Television: On the 100th anniversary of the war, the sprawling documentary lacks a visceral punch

There are many ways to tell the story of the Civil War and RTÉ has opted for the most straightforward and least imaginative. The third episode of the Irish Civil War (RTÉ One, 9.35 pm), narrated by an increasingly grumpy-sounding Brendan Gleeson, traces the horrific final years when both the rump IRA and the forces of the new Free State committed unspeakable atrocities.

Yet the wrenching horror is not lingered upon and instead the story follows a linear route. In so doing, the film is doomed to plod rather than pop. All three hours – broadcast from Sunday through to Tuesday – would make for an excellent study aid for anyone getting to grips with the basics of the conflict.
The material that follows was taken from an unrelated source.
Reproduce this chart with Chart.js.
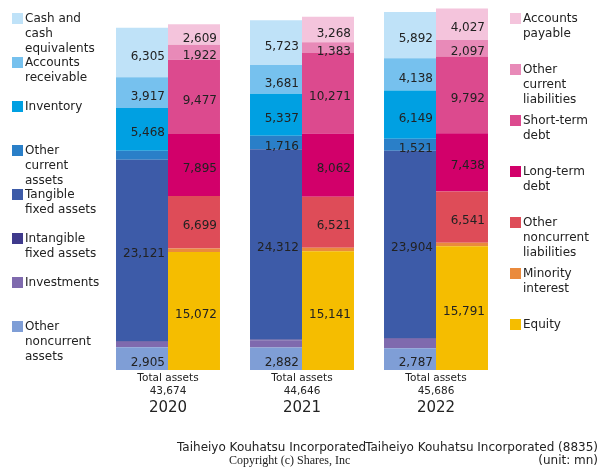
<!DOCTYPE html>
<html>
<head>
<meta charset="utf-8">
<script src="https://cdn.jsdelivr.net/npm/chart.js@4/dist/chart.umd.min.js"></script>
<style>
  html, body { margin: 0; padding: 0; background: #fff; }
  #wrap { width: 600px; height: 470px; position: relative; }
</style>
</head>
<body>
<div id="wrap"><canvas id="c" width="600" height="470"></canvas></div>
<script>
// ---- data (unit: mn) ----
const years = ['2020', '2021', '2022'];
const totalAssets = [43674, 44646, 45686];

// assets
const cashEquivalents = [6305, 5723, 5892];
const accountsReceivable = [3917, 3681, 4138];
const inventory = [5468, 5337, 6149];
const otherCurrentAssets = [1150, 1716, 1521];
const tangibleFixedAssets = [23121, 24312, 23904];
const intangibleFixedAssets = [100, 95, 95];
const investments = [708, 900, 1200];
const otherNoncurrentAssets = [2905, 2882, 2787];

// liabilities & equity
const accountsPayable = [2609, 3268, 4027];
const otherCurrentLiabilities = [1922, 1383, 2097];
const shortTermDebt = [9477, 10271, 9792];
const longTermDebt = [7895, 8062, 7438];
const otherNoncurrentLiabilities = [6699, 6521, 6541];
const minorityInterest = [450, 450, 450];
const equity = [15072, 15141, 15791];

// legend texts
const assetLegend = [
  ['Cash and', 'cash', 'equivalents'],
  ['Accounts', 'receivable'],
  ['Inventory'],
  ['Other', 'current', 'assets'],
  ['Tangible', 'fixed assets'],
  ['Intangible', 'fixed assets'],
  ['Investments'],
  ['Other', 'noncurrent', 'assets']
];
const liabilityLegend = [
  ['Accounts', 'payable'],
  ['Other', 'current', 'liabilities'],
  ['Short-term', 'debt'],
  ['Long-term', 'debt'],
  ['Other', 'noncurrent', 'liabilities'],
  ['Minority', 'interest'],
  ['Equity']
];
const assetColors = ['#bfe2f8', '#76c1ee', '#00a0e2', '#2a7fc8', '#3d5ba8', '#3f3a8c', '#7f6aae', '#7f9ed6'];
const liabilityColors = ['#f4c4dc', '#e88ab8', '#dc4a8e', '#d2006a', '#de4c58', '#ea8a3c', '#f5bd00'];

const assetSeries = [cashEquivalents, accountsReceivable, inventory, otherCurrentAssets,
  tangibleFixedAssets, intangibleFixedAssets, investments, otherNoncurrentAssets];
const liabilitySeries = [accountsPayable, otherCurrentLiabilities, shortTermDebt, longTermDebt,
  otherNoncurrentLiabilities, minorityInterest, equity];

const datasets = [];
// bottom-first order for stacking
for (let i = assetSeries.length - 1; i >= 0; i--) {
  datasets.push({ label: assetLegend[i].join(' '), data: assetSeries[i], backgroundColor: assetColors[i], stack: 'assets', borderWidth: 0 });
}
for (let i = liabilitySeries.length - 1; i >= 0; i--) {
  datasets.push({ label: liabilityLegend[i].join(' '), data: liabilitySeries[i], backgroundColor: liabilityColors[i], stack: 'liabilities', borderWidth: 0 });
}

const FONT = "'DejaVu Sans', sans-serif";
const TEXT = '#222';
const fmt = v => v.toLocaleString('en-US');

const overlay = {
  id: 'overlay',
  afterDatasetsDraw(chart) {
    const ctx = chart.ctx;
    ctx.save();
    ctx.font = '12px ' + FONT;
    ctx.fillStyle = TEXT;
    ctx.textAlign = 'right';
    ctx.textBaseline = 'middle';
    chart.data.datasets.forEach((ds, di) => {
      const meta = chart.getDatasetMeta(di);
      meta.data.forEach((el, i) => {
        const v = ds.data[i];
        if (v < 1300) return;
        const p = el.getProps(['x', 'y', 'base', 'width'], true);
        ctx.fillText(fmt(v), p.x + p.width / 2 - 3, (p.y + p.base) / 2 + 4);
      });
    });
    // captions below bars
    const xs = chart.scales.x;
    ctx.textAlign = 'center';
    years.forEach((yr, i) => {
      const cx = xs.getPixelForValue(i);
      ctx.font = '10.5px ' + FONT;
      ctx.fillText('Total assets', cx, 378);
      ctx.fillText(fmt(totalAssets[i]), cx, 391);
      ctx.font = '15px ' + FONT;
      ctx.fillText(yr, cx, 408);
    });
    // legends
    ctx.textAlign = 'left';
    ctx.font = '12px ' + FONT;
    assetLegend.forEach((lines, i) => {
      const y0 = 19 + 44 * i;
      ctx.fillStyle = assetColors[i];
      ctx.fillRect(12, y0 - 6, 11, 11);
      ctx.fillStyle = TEXT;
      lines.forEach((t, k) => ctx.fillText(t, 25, y0 + 15 * k));
    });
    liabilityLegend.forEach((lines, i) => {
      const y0 = 19 + 51 * i;
      ctx.fillStyle = liabilityColors[i];
      ctx.fillRect(510, y0 - 6, 11, 11);
      ctx.fillStyle = TEXT;
      lines.forEach((t, k) => ctx.fillText(t, 523, y0 + 15 * k));
    });
    // footer
    ctx.font = '12px ' + FONT;
    ctx.fillText('Taiheiyo Kouhatsu Incorporated', 177, 448);
    ctx.textAlign = 'right';
    ctx.fillText('Taiheiyo Kouhatsu Incorporated (8835)', 598, 448);
    ctx.fillText('(unit: mn)', 598, 461);
    ctx.textAlign = 'left';
    ctx.font = "12px 'Liberation Serif', serif";
    ctx.fillText('Copyright (c) Shares, Inc', 229, 461);
    ctx.restore();
  }
};

new Chart(document.getElementById('c'), {
  type: 'bar',
  data: { labels: years, datasets },
  options: {
    responsive: false,
    animation: false,
    events: [],
    layout: { padding: { left: 101, right: 97, top: 8, bottom: 100 } },
    plugins: { legend: { display: false }, tooltip: { enabled: false } },
    datasets: { bar: { barPercentage: 1, categoryPercentage: 0.776 } },
    scales: {
      x: { display: false, stacked: true, offset: true },
      y: { display: false, stacked: true, min: 0, max: 46200 }
    }
  },
  plugins: [overlay]
});
</script>
</body>
</html>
But on the 100th anniversary of the war, it lacks the visceral punch for which we might have hoped. It’s all a bit Open University when what the occasion perhaps required was a descent into Ireland’s own Heart of Darkness.

Still, the facts on their own are dreadful enough. As the rebels retreated into the hinterlands and waged their guerrilla campaign, the brutality of the new state’s response escalated. In Kerry, one of the last strongholds of the anti-treaty IRA, the savagery knew no limits.


“We were marched into a lorry and taken out to Ballyseedy. Up it went. I went up with it of course,” says Stephen Fuller, the lone survivor of the 1923 Ballyseedy Massacre in which eight prisoners were tied to a landmine which was then detonated. Fuller, later a Fianna Fáil TD, somehow survived and listened as his comrades were shot to ensure they were dead.

It’s a horrific testimony – taken from archive footage – and the film could have done with more of the same. Instead, we are told how awful the Civil War was by a who’s who of modern historians who pop up like C-List Channel 4 celebrities discussing Britpop or Gazza’s tears at Italia ‘90.

Along with the sadism and the executions, there was unleashed a terrible wave of sexual violence. This was “used to purge local communities of families considered not to be loyal”, says historian Margaret Ward.

It is a topic that merits further scrutiny – especially in light of the Constitutional misogyny that would be ushered in by the Free State and then copper-fastened in de Valera’s 1937 Constitution. But The Irish Civil War is in a hurry to get to the finish line. So, it’s on to the surrender of the anti-Treaty forces, the formation of Fianna Fáil and the coalescence, out of all that death, trauma and religiosity, of the Ireland we know today.

The film has a ready-made ending as we count down this Christmas to Fianna Fáil and Fine Gael – those irreconcilable foes, hatred forged in blood – playing pass-the-parcel with the office of Taoiseach. And yet, for all its sprawl, over three nights the documentary never rouses itself out of a grim box-ticking. It’s a lecture set to video rather than a definitive survey of the war. By the final credits, even Brendan Gleeson sounds ready to check out.